Its almost like. Grown ups are allowed to be spiritual/religious people and don’t have to conform to social religious norms.

Hot damn, look at you being all successful! Nice!

I want this post to explode with otherkin saying how successful they are just so OP’s notes explode with kin positivity.

So, I’m a successful angelkin in a managerial position in the IT field, happily married, renting (soon probably BUYING) an apartment. My spiritual beliefs connected to otherkinity never came up in my adult life, much like my religion. It’s like it’s possible to live without mentioning to others what motivates your decisions and what’s going on in your soul. Amazing. 

I’m disabled so I can’t work atm…. but I have a small condo that is paid off–I snuck into the market when the housing bubble collapsed, a loving found family with kids, and I have have an associates… So I’m pretty happy with myself.

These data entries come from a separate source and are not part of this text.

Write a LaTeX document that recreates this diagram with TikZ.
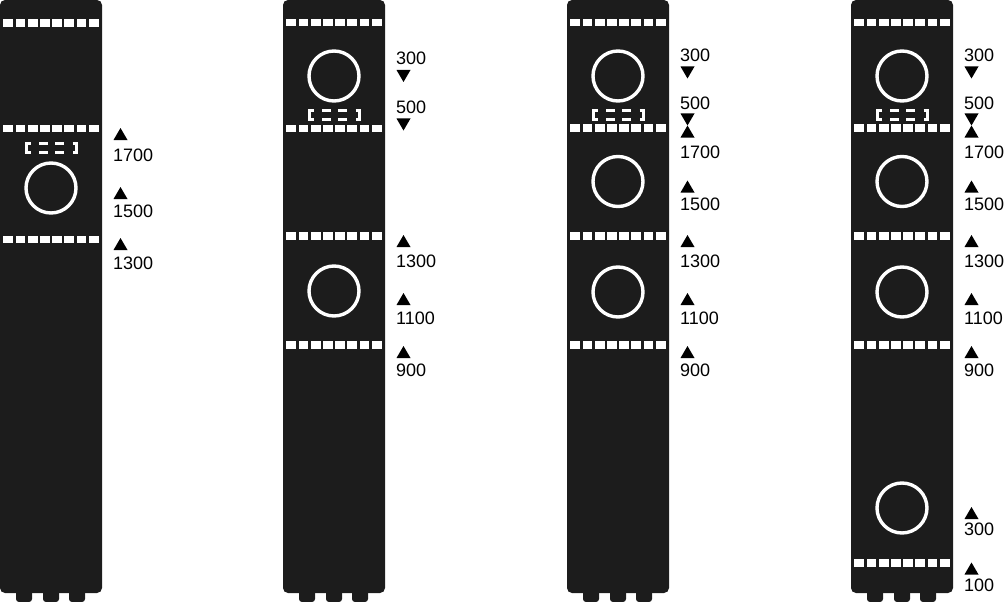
\documentclass[tikz,border=0pt]{standalone}
\usepackage{fontspec}
\setmainfont{Liberation Sans}
\usetikzlibrary{calc,positioning}
\definecolor{towerGray}{HTML}{1C1C1C}

\begin{document}
\begin{tikzpicture}[x=1pt,y=-1pt,
  towerbody/.style={fill=towerGray,rounded corners=5pt},
  towerfoot/.style={fill=towerGray,rounded corners=3pt},
  ring/.style={draw=white,line width=3.4pt},
  bracketline/.style={draw=white,line width=3pt},
  tagtext/.style={anchor=west,inner sep=0pt,font=\fontsize{18}{20}\selectfont}]
\useasboundingbox (0,0) rectangle (1005,602);

%塔身 外形 (四座相同)
\foreach \sx in {0,283,567,851}
{
    \begin{scope}[shift={(\sx,0)}]
    \fill[towerbody] (0,0) rectangle (102,593);
    \foreach \fx in {16,43,69}
    {
        \fill[towerfoot] (\fx,585) rectangle ++(16,17);
    };
    \end{scope}
};

%第一座
\begin{scope}[shift={(0,0)}]
\foreach \ry in {23,128.5,239.5}
{
    \foreach \k in {0,...,7}
        \fill[white] (3.3+12.2*\k,\ry-3.7) rectangle ++(9.9,7.4);
};
\foreach \by in {148}
{
    \draw[bracketline] (30.5,\by-4.6) -- (26.4,\by-4.6) -- (26.4,\by+4.6) -- (30.5,\by+4.6);
    \draw[bracketline] (72.5,\by-4.6) -- (76.6,\by-4.6) -- (76.6,\by+4.6) -- (72.5,\by+4.6);
    \foreach \dx in {39,55}
    {
        \draw[bracketline] (\dx,\by-4.6) -- ++(9,0);
        \draw[bracketline] (\dx,\by+4.6) -- ++(9,0);
    };
};
\foreach \cy in {188}
    \draw[ring] (51,\cy) circle (25);
\foreach \ty/\tv/\ay/\d [count=\n] in {155/1700/134/-1,211/1500/193/-1,263/1300/244/-1}
{
    \fill (113.5,\ay-6*\d) -- ++(14,0) -- ++(-7,12*\d) -- cycle;
    \node[tagtext] (nA\n) at (113,\ty) {\tv};
};
\end{scope}

%第二座
\begin{scope}[shift={(283,0)}]
\foreach \ry in {22.5,128.5,236,345}
{
    \foreach \k in {0,...,7}
        \fill[white] (3.3+12.2*\k,\ry-3.7) rectangle ++(9.9,7.4);
};
\foreach \by in {115}
{
    \draw[bracketline] (30.5,\by-4.6) -- (26.4,\by-4.6) -- (26.4,\by+4.6) -- (30.5,\by+4.6);
    \draw[bracketline] (72.5,\by-4.6) -- (76.6,\by-4.6) -- (76.6,\by+4.6) -- (72.5,\by+4.6);
    \foreach \dx in {39,55}
    {
        \draw[bracketline] (\dx,\by-4.6) -- ++(9,0);
        \draw[bracketline] (\dx,\by+4.6) -- ++(9,0);
    };
};
\foreach \cy in {76,291}
    \draw[ring] (51,\cy) circle (25);
\foreach \ty/\tv/\ay/\d [count=\n] in {58.3/300/76/1,107/500/124.5/1,261/1300/241/-1,318/1100/299/-1,370/900/352/-1}
{
    \fill (113.5,\ay-6*\d) -- ++(14,0) -- ++(-7,12*\d) -- cycle;
    \node[tagtext] (nB\n) at (113,\ty) {\tv};
};
\end{scope}

%第三座
\begin{scope}[shift={(567,0)}]
\foreach \ry in {22.5,128,236,345}
{
    \foreach \k in {0,...,7}
        \fill[white] (3.3+12.2*\k,\ry-3.7) rectangle ++(9.9,7.4);
};
\foreach \by in {115}
{
    \draw[bracketline] (30.5,\by-4.6) -- (26.4,\by-4.6) -- (26.4,\by+4.6) -- (30.5,\by+4.6);
    \draw[bracketline] (72.5,\by-4.6) -- (76.6,\by-4.6) -- (76.6,\by+4.6) -- (72.5,\by+4.6);
    \foreach \dx in {39,55}
    {
        \draw[bracketline] (\dx,\by-4.6) -- ++(9,0);
        \draw[bracketline] (\dx,\by+4.6) -- ++(9,0);
    };
};
\foreach \cy in {76,181.5,292}
    \draw[ring] (51,\cy) circle (25);
\foreach \ty/\tv/\ay/\d [count=\n] in {55/300/72.5/1,103/500/119.5/1,152/1700/131.5/-1,204.5/1500/186.5/-1,261/1300/241/-1,318/1100/299/-1,370/900/352/-1}
{
    \fill (113.5,\ay-6*\d) -- ++(14,0) -- ++(-7,12*\d) -- cycle;
    \node[tagtext] (nC\n) at (113,\ty) {\tv};
};
\end{scope}

%第四座
\begin{scope}[shift={(851,0)}]
\foreach \ry in {22.5,128,236,345,563}
{
    \foreach \k in {0,...,7}
        \fill[white] (3.3+12.2*\k,\ry-3.7) rectangle ++(9.9,7.4);
};
\foreach \by in {115}
{
    \draw[bracketline] (30.5,\by-4.6) -- (26.4,\by-4.6) -- (26.4,\by+4.6) -- (30.5,\by+4.6);
    \draw[bracketline] (72.5,\by-4.6) -- (76.6,\by-4.6) -- (76.6,\by+4.6) -- (72.5,\by+4.6);
    \foreach \dx in {39,55}
    {
        \draw[bracketline] (\dx,\by-4.6) -- ++(9,0);
        \draw[bracketline] (\dx,\by+4.6) -- ++(9,0);
    };
};
\foreach \cy in {76,181.5,292,508}
    \draw[ring] (51,\cy) circle (25);
\foreach \ty/\tv/\ay/\d [count=\n] in {55/300/72.5/1,103/500/119.5/1,152/1700/131.5/-1,204.5/1500/186.5/-1,261/1300/241/-1,318/1100/299/-1,370/900/352/-1,529/300/513/-1,585/100/568.5/-1}
{
    \fill (113.5,\ay-6*\d) -- ++(14,0) -- ++(-7,12*\d) -- cycle;
    \node[tagtext] (nD\n) at (113,\ty) {\tv};
};
\end{scope}
\end{tikzpicture}
\end{document}
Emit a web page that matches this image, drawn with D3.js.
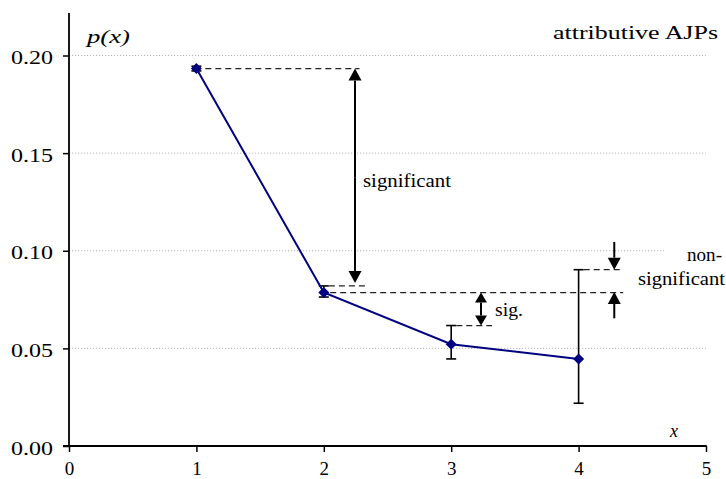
<!DOCTYPE html>
<html><head><meta charset="utf-8">
<script src="https://cdn.jsdelivr.net/npm/d3@7"></script>
<style>body{margin:0;background:#fff}svg{display:block}</style>
</head><body>
<script>
const xValues = [1, 2, 3, 4];
const pValues = [0.1933, 0.0786, 0.0521, 0.0446];
const errLow  = [0.1921, 0.0763, 0.0446, 0.0219];
const errHigh = [0.1945, 0.0820, 0.0617, 0.0903];
const xTicks = [0, 1, 2, 3, 4, 5];
const yTicks = [0, 0.05, 0.10, 0.15, 0.20];
const yTickLabels = ["0.00", "0.05", "0.10", "0.15", "0.20"];

const FONT = "Liberation Serif";
const TICK_SIZE = 19, LABEL_SIZE = 18;
const W = 726, H = 479;
const svg = d3.select("body").append("svg").attr("width", W).attr("height", H);
const x = d3.scaleLinear().domain([0, 5]).range([69, 706]);
const y = d3.scaleLinear().domain([0, 0.2]).range([446, 55.5]);

// gridlines
svg.append("g").selectAll("line").data(yTicks.filter(d => d > 0)).join("line")
  .attr("x1", x(0)).attr("x2", x(5)).attr("y1", d => y(d)).attr("y2", d => y(d))
  .attr("stroke", "#b8b8b8").attr("stroke-width", 1).attr("stroke-dasharray", "1.2,1.8");

// white box behind right label
svg.append("rect").attr("x", 664).attr("y", 238).attr("width", 62).attr("height", 28).attr("fill", "#fff");

// axes
const yAxis = svg.append("g").attr("transform", `translate(${x(0)},0)`)
  .call(d3.axisLeft(y).tickValues(yTicks).tickSize(6).tickFormat((d, i) => yTickLabels[i]));
const xAxis = svg.append("g").attr("transform", `translate(0,${y(0)})`)
  .call(d3.axisBottom(x).tickValues(xTicks).tickSize(6).tickFormat(d3.format("d")));
[yAxis, xAxis].forEach(g => {
  g.attr("font-family", null).attr("font-size", null);
  g.select(".domain").remove();
  g.selectAll(".tick line").attr("stroke", "#000").attr("stroke-width", 1.5);
  g.selectAll("text").style("font-family", FONT).style("font-size", TICK_SIZE + "px")
    .attr("fill", "#000").attr("dy", 0);
});
yAxis.selectAll(".tick text").attr("x", -16).attr("y", 8)
  .attr("textLength", 42).attr("lengthAdjust", "spacingAndGlyphs");
xAxis.selectAll(".tick text").attr("x", 0).attr("y", 29);
svg.append("line").attr("x1", x(0)).attr("x2", x(0)).attr("y1", 13).attr("y2", y(0) + 0.75)
  .attr("stroke", "#000").attr("stroke-width", 1.8);
svg.append("line").attr("x1", x(0) - 6).attr("x2", x(5) + 0.8).attr("y1", y(0)).attr("y2", y(0))
  .attr("stroke", "#000").attr("stroke-width", 1.8);

// dashed reference lines
const dashed = [
  {x1: 1.07, x2: 2.28, v: pValues[0]},
  {x1: 2.04, x2: 2.34, v: errHigh[1]},
  {x1: 2.05, x2: 4.35, v: pValues[1]},
  {x1: 3.04, x2: 3.32, v: errHigh[2]},
  {x1: 4.04, x2: 4.34, v: errHigh[3]}
];
svg.append("g").selectAll("line").data(dashed).join("line")
  .attr("x1", d => x(d.x1)).attr("x2", d => x(d.x2)).attr("y1", d => y(d.v)).attr("y2", d => y(d.v))
  .attr("stroke", "#222").attr("stroke-width", 1.3).attr("stroke-dasharray", "6,4");

// arrows
function arrow(xv, fromV, toV, hw, hl) {
  const xs = x(xv), y0 = y(fromV), y1 = y(toV);
  const dir = y1 > y0 ? 1 : -1;
  svg.append("line").attr("x1", xs).attr("x2", xs).attr("y1", y0).attr("y2", y1 - dir * hl)
    .attr("stroke", "#000").attr("stroke-width", 2);
  svg.append("path").attr("d", `M${xs},${y1}L${xs - hw},${y1 - dir * hl}L${xs + hw},${y1 - dir * hl}Z`).attr("fill", "#000");
}
arrow(2.245, (pValues[0] + errHigh[1]) / 2, pValues[0], 6.5, 12);
arrow(2.245, (pValues[0] + errHigh[1]) / 2, errHigh[1] + 0.0015, 6.5, 12);
arrow(3.234, (pValues[1] + errHigh[2]) / 2, pValues[1], 6, 10);
arrow(3.234, (pValues[1] + errHigh[2]) / 2, errHigh[2], 6, 10);
arrow(4.28, 0.1045, errHigh[3], 6.5, 12);
arrow(4.28, 0.0654, pValues[1] + 0.0003, 6.5, 12);

// error bars
const eb = svg.append("g").attr("stroke", "#000").attr("stroke-width", 1.6);
xValues.forEach((xv, i) => {
  const cx = x(xv);
  eb.append("line").attr("x1", cx).attr("x2", cx).attr("y1", y(errLow[i])).attr("y2", y(errHigh[i]));
  eb.append("line").attr("x1", cx - 5).attr("x2", cx + 5).attr("y1", y(errLow[i])).attr("y2", y(errLow[i]));
  eb.append("line").attr("x1", cx - 5).attr("x2", cx + 5).attr("y1", y(errHigh[i])).attr("y2", y(errHigh[i]));
});

// series line
svg.append("path").datum(xValues.map((xv, i) => [xv, pValues[i]]))
  .attr("d", d3.line().x(d => x(d[0])).y(d => y(d[1])))
  .attr("fill", "none").attr("stroke", "#000080").attr("stroke-width", 2);
svg.append("g").selectAll("path").data(xValues).join("path")
  .attr("d", (xv, i) => { const cx = x(xv), cy = y(pValues[i]); return `M${cx},${cy - 5.5}L${cx + 5.5},${cy}L${cx},${cy + 5.5}L${cx - 5.5},${cy}Z`; })
  .attr("fill", "#000080");

// texts
function txt(s, tx, ty, anchor, opts = {}) {
  const t = svg.append("text").attr("x", tx).attr("y", ty).attr("text-anchor", anchor)
    .style("font-family", FONT).style("font-size", (opts.size || LABEL_SIZE) + "px")
    .style("font-style", opts.italic ? "italic" : "normal").attr("fill", "#000").text(s);
  if (opts.len) t.attr("textLength", opts.len).attr("lengthAdjust", "spacingAndGlyphs");
  return t;
}
txt("p(x)", 87, 42.5, "start", {italic: true, len: 43});
txt("attributive AJPs", 718, 38.5, "end", {len: 165});
txt("significant", 363, 187, "start", {len: 88});
txt("sig.", 495, 316, "start", {len: 28});
txt("non-", 722, 261, "end", {len: 35});
txt("significant", 725, 285, "end", {len: 87});
txt("x", 670, 437, "start", {italic: true});
</script>
</body></html>
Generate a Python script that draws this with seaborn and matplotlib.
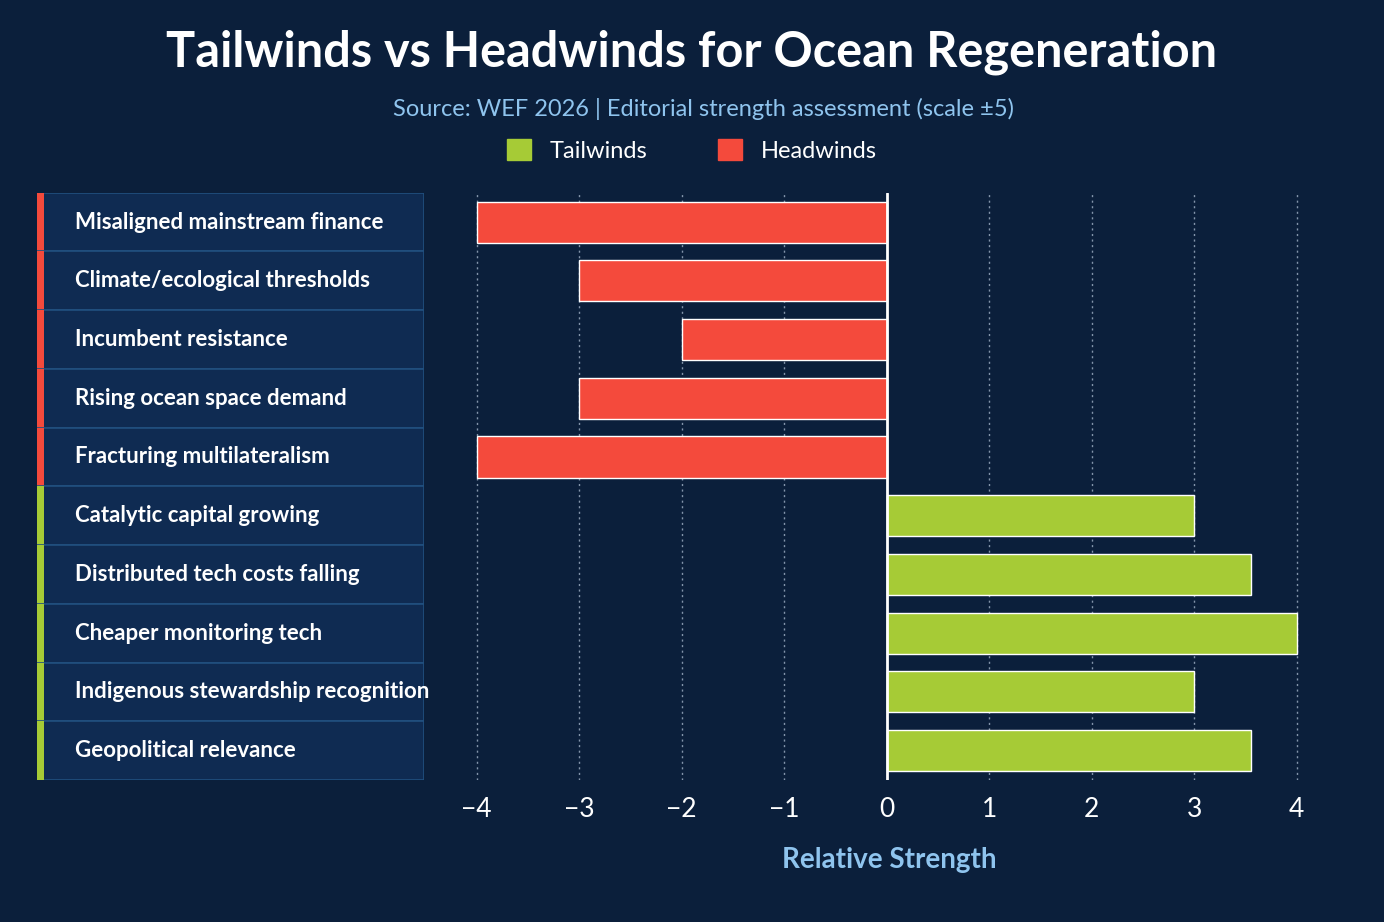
import matplotlib
matplotlib.use("Agg")
import matplotlib.pyplot as plt
import seaborn as sns
import pandas as pd
from matplotlib.patches import Rectangle, Patch

headwinds = ["Misaligned mainstream finance", "Climate/ecological thresholds",
             "Incumbent resistance", "Rising ocean space demand", "Fracturing multilateralism"]
head_vals = [-4, -3, -2, -3, -4]
tailwinds = ["Catalytic capital growing", "Distributed tech costs falling",
             "Cheaper monitoring tech", "Indigenous stewardship recognition", "Geopolitical relevance"]
tail_vals = [3, 3.55, 4, 3, 3.55]
ticks = [-4, -3, -2, -1, 0, 1, 2, 3, 4]

BG = "#0b1f3b"
RED = "#f44a3c"
GREEN = "#a6cb36"
LIGHT = "#8fc4ee"

df = pd.DataFrame({
    "factor": headwinds + tailwinds,
    "value": head_vals + tail_vals,
    "kind": ["Headwinds"] * 5 + ["Tailwinds"] * 5,
})

sns.set_theme(style="dark")
plt.rcParams["font.family"] = ["Lato", "DejaVu Sans"]

fig = plt.figure(figsize=(13.84, 9.22), dpi=100, facecolor=BG)
ax = fig.add_axes([0.337, 0.154, 0.611, 0.637], facecolor=BG)

sns.barplot(data=df, y="factor", x="value", hue="kind", dodge=False,
            palette={"Headwinds": RED, "Tailwinds": GREEN}, width=0.7,
            order=df["factor"], legend=False, ax=ax, saturation=1)

ax.set_xlim(-4.1, 4.15)
ax.set_ylim(9.5, -0.5)
ax.set_xticks(ticks)
ax.set_xticklabels([str(t).replace("-", "\u2212") for t in ticks], color="white", fontsize=19)
ax.set_yticks([])
ax.set_ylabel("")
ax.set_xlabel("Relative Strength", color=LIGHT, fontsize=20, fontweight="bold", labelpad=18)
ax.tick_params(axis="x", length=0, pad=12)
for s in ax.spines.values():
    s.set_visible(False)
ax.grid(False)
for t in ticks:
    if t != 0:
        ax.axvline(t, color="#b8c8dc", ls=(0, (1.5, 2.5)), lw=1, alpha=0.7, zorder=0)
ax.axvline(0, color="white", lw=2, zorder=3)

# label panel
lab = fig.add_axes([0.027, 0.154, 0.279, 0.637], facecolor=BG)
lab.set_xlim(0, 1)
lab.set_ylim(9.5, -0.5)
lab.axis("off")
for i, name in enumerate(df["factor"]):
    col = RED if df["kind"][i] == "Headwinds" else GREEN
    lab.add_patch(Rectangle((0, i - 0.5), 1, 1, facecolor="#0f2b52",
                            edgecolor="#21507f", lw=1.2))
    lab.add_patch(Rectangle((0, i - 0.5), 0.018, 1, facecolor=col, edgecolor="none"))
    lab.text(0.097, i, name, color="white", fontsize=16, fontweight="bold", va="center")

fig.text(0.5, 0.943, "Tailwinds vs Headwinds for Ocean Regeneration", color="white",
         fontsize=35, fontweight="bold", ha="center", va="center")
fig.text(0.508, 0.882, "Source: WEF 2026 | Editorial strength assessment (scale \u00b15)",
         color=LIGHT, fontsize=17, ha="center", va="center")
fig.legend(handles=[Patch(color=GREEN, label="Tailwinds"), Patch(color=RED, label="Headwinds")],
           loc="center", bbox_to_anchor=(0.5, 0.837), ncol=2, frameon=False,
           fontsize=17, labelcolor="white", handlelength=1, handleheight=1, columnspacing=3)

fig.savefig("out.png", dpi=100, facecolor=BG)
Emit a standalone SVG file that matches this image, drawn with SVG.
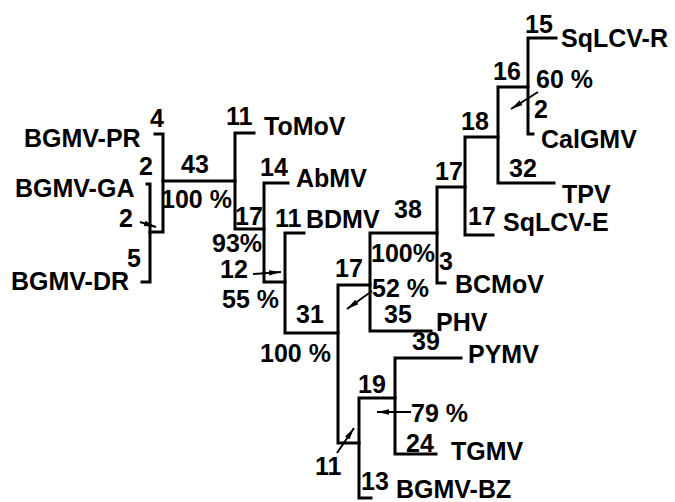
<svg xmlns="http://www.w3.org/2000/svg" width="675" height="502" viewBox="0 0 675 502">
<defs>
<style>
text{font-family:"Liberation Sans",Arial,sans-serif;font-weight:bold;font-size:25px;fill:#000}
.br{fill:none;stroke:#000;stroke-width:3;stroke-linejoin:miter;stroke-linecap:square}
.ar{fill:none;stroke:#000;stroke-width:2;marker-end:url(#ah)}
</style>
<marker id="ah" markerUnits="userSpaceOnUse" markerWidth="13" markerHeight="7" refX="12" refY="3.5" orient="auto">
<path d="M0,0.8 L12,3.5 L0,6.2 z" fill="#000"/>
</marker>
</defs>
<rect width="675" height="502" fill="#fff"/>
<g id="connectors">
<path class="br" d="M155,134 H163 V232 H150"/>
<path class="br" d="M147,184 H150 V282 H142"/>
<path class="br" d="M163,181 H235"/>
<path class="br" d="M254,133 H235 V229 H264"/>
<path class="br" d="M288,183 H264 V282 H285"/>
<path class="br" d="M304,233 H285 V333 H338"/>
<path class="br" d="M370,285 H338 V443 H359"/>
<path class="br" d="M437,233 H370 V331 H431"/>
<path class="br" d="M465,187 H437 V283 H445"/>
<path class="br" d="M498,137 H465 V235 H493"/>
<path class="br" d="M528,87 H498 V183 H554"/>
<path class="br" d="M556,38 H528 V134 H533"/>
<path class="br" d="M371,498 H359 V398 H395"/>
<path class="br" d="M461,358 H395 V454 H436"/>
<path class="ar" d="M140,222 L156,227"/>
<path class="ar" d="M253,274 L281,272"/>
<path class="ar" d="M372,291 L347,309"/>
<path class="ar" d="M538,92 L511,109"/>
<path class="ar" d="M411,412 L377,412"/>
<path class="ar" d="M337,453 L354,428"/>
</g>
<g id="labels">
<text x="150" y="127">4</text>
<text x="139" y="175">2</text>
<text x="181" y="173">43</text>
<text x="161" y="208">100 %</text>
<text x="119" y="227">2</text>
<text x="127" y="267">5</text>
<text x="226" y="125">11</text>
<text x="260" y="176">14</text>
<text x="235" y="225">17</text>
<text x="212" y="252">93%</text>
<text x="220" y="278">12</text>
<text x="222" y="308">55 %</text>
<text x="275" y="227">11</text>
<text x="296" y="323">31</text>
<text x="260" y="362">100 %</text>
<text x="335" y="277">17</text>
<text x="372" y="297">52 %</text>
<text x="394" y="218">38</text>
<text x="371" y="262">100%</text>
<text x="439" y="270">3</text>
<text x="384" y="323">35</text>
<text x="412" y="350">39</text>
<text x="358" y="393">19</text>
<text x="411" y="422">79 %</text>
<text x="406" y="452">24</text>
<text x="315" y="475">11</text>
<text x="361" y="490">13</text>
<text x="468" y="225">17</text>
<text x="435" y="180">17</text>
<text x="461" y="130">18</text>
<text x="509" y="177">32</text>
<text x="493" y="80">16</text>
<text x="536" y="88">60 %</text>
<text x="534" y="118">2</text>
<text x="525" y="33">15</text>
</g>
<g id="BGMV-PR"><text x="24" y="147">BGMV-PR</text></g>
<g id="BGMV-GA"><text x="15" y="197">BGMV-GA</text></g>
<g id="BGMV-DR"><text x="11" y="290">BGMV-DR</text></g>
<g id="ToMoV"><text x="264" y="135">ToMoV</text></g>
<g id="AbMV"><text x="296" y="187">AbMV</text></g>
<g id="BDMV"><text x="306" y="228">BDMV</text></g>
<g id="BCMoV"><text x="455" y="293">BCMoV</text></g>
<g id="PHV"><text x="436" y="331">PHV</text></g>
<g id="PYMV"><text x="468" y="363">PYMV</text></g>
<g id="TGMV"><text x="451" y="460">TGMV</text></g>
<g id="BGMV-BZ"><text x="396" y="498">BGMV-BZ</text></g>
<g id="SqLCV-E"><text x="503" y="231">SqLCV-E</text></g>
<g id="TPV"><text x="562" y="203">TPV</text></g>
<g id="SqLCV-R"><text x="561" y="47">SqLCV-R</text></g>
<g id="CalGMV"><text x="541" y="148">CalGMV</text></g>
</svg>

I did have a job. It was bad for my health //and// the health of others. :/ Didn’t have the spoons to maintain the rest of my life and my kids were left too much to their own devices in an abusive household, so flopping like a fish in the job market isn’t worth it to me anymore–finally owned up to my internalized ablism when I realized someone might die for my pride and applied for disablity. Literally have a video of my brother being chocked out by my mom for relying on her for a haircut because I was too tired and busy–and CPS and the cops don’t care so I’m at peace with being a reject in a fucked up society. Society blows so societal stands blow, and having a job isn’t the fucken ultimate value of someone’s life. My ex-job never meant more to me than my kids.

I’m Fictionkin. I’m in my mid-30s. I’ve taken some college courses, but didn’t graduate. I’ve been married for almost 13 years. We have 2 sons, both highly intelligent, academically successful, and physically active. I work 40+ hours a week, making less than $2000/month to support my family, since my husband is disabled. Tell me again how I’m not a grown-up and need to get a job?

I’m fictionkin, in my thirties, a successful web designer for many years, currently back in school for IT, and shopping for a house with my also-fictionkin fiancee at the moment. Fiancee has a degree in psychology, and currently works 40+ hours a week at a professional office. And nobody cares that we’re kin.